Optical scalar beam propagation in nontrivial spacetime backgrounds

TL;DR

This paper investigates how structured optical scalar beams propagate in complex spacetime backgrounds, revealing unique focusing behaviors and energy concentration effects, with potential applications in materials science and gravitational physics.

Contribution

It provides an analytic Green's function for beam propagation in nontrivial spacetime backgrounds, enabling detailed numerical analysis of beam behavior in such environments.

Findings

Unusual focusing properties observed in structured beams.

Increased diffraction length for Bessel beams in the medium.

Enhanced energy concentration at the beam center.

Abstract

We study the propagation of structured optical scalar beams in a spacetime background parameterized by a second-rank symmetric tensor. An analytic expression for the Green's function in a cylindrical coordinate system is obtained for particular choices of such a tensor. This facilitates the numerical exploration of the propagation of apertured Gaussian beams in this nontrivial background. Unusual focusing properties are found along with a decrease in the Gouy phase compared to that in standard vacuum.

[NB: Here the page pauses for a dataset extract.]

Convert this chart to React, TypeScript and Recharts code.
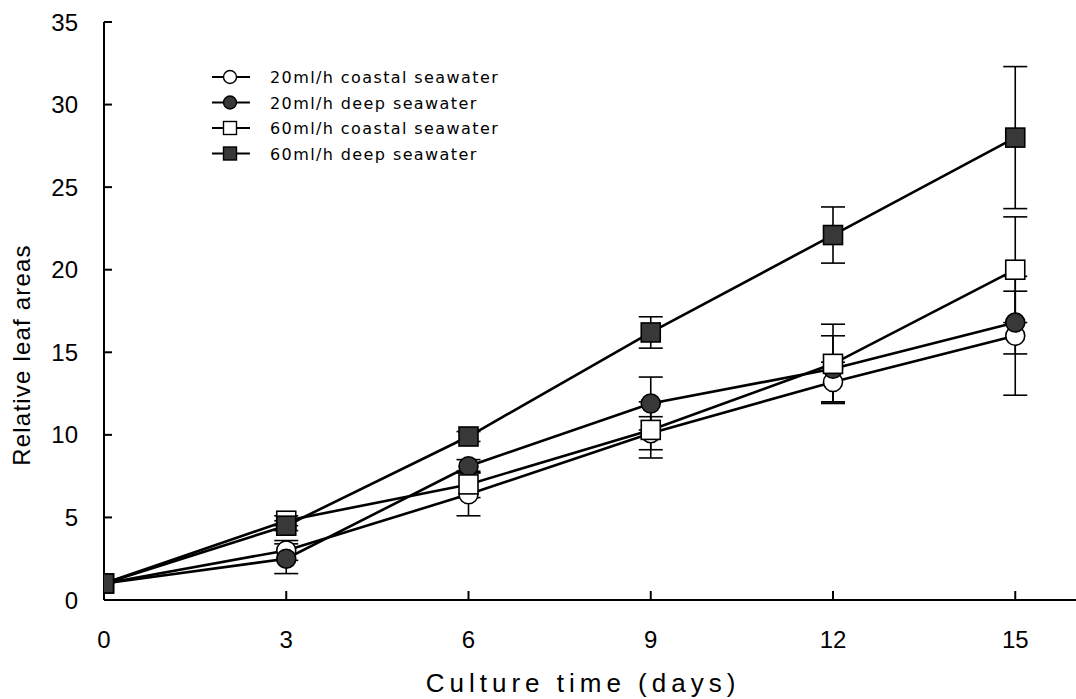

In the case of apertured Bessel beams, the medium allows to overcome finite aperture effects so that the corresponding diffraction length is increased; besides, the central spot of a zero order Bessel concentrates an increased fraction of the energy of the beam. Multiple scenarios beyond an electromagnetic field in the presence of an anisotropic medium could support the results reported here. They include a bosonic field in a weak gravitational field or a nontrivial spacetime background arising from Lorentz symmetry breaking. In particular, our results could illustrate how optically transparent multiferroic materials offer unprecedented opportunities to tailor structured beam propagation, as well as to simulate nontrivial spacetime backgrounds.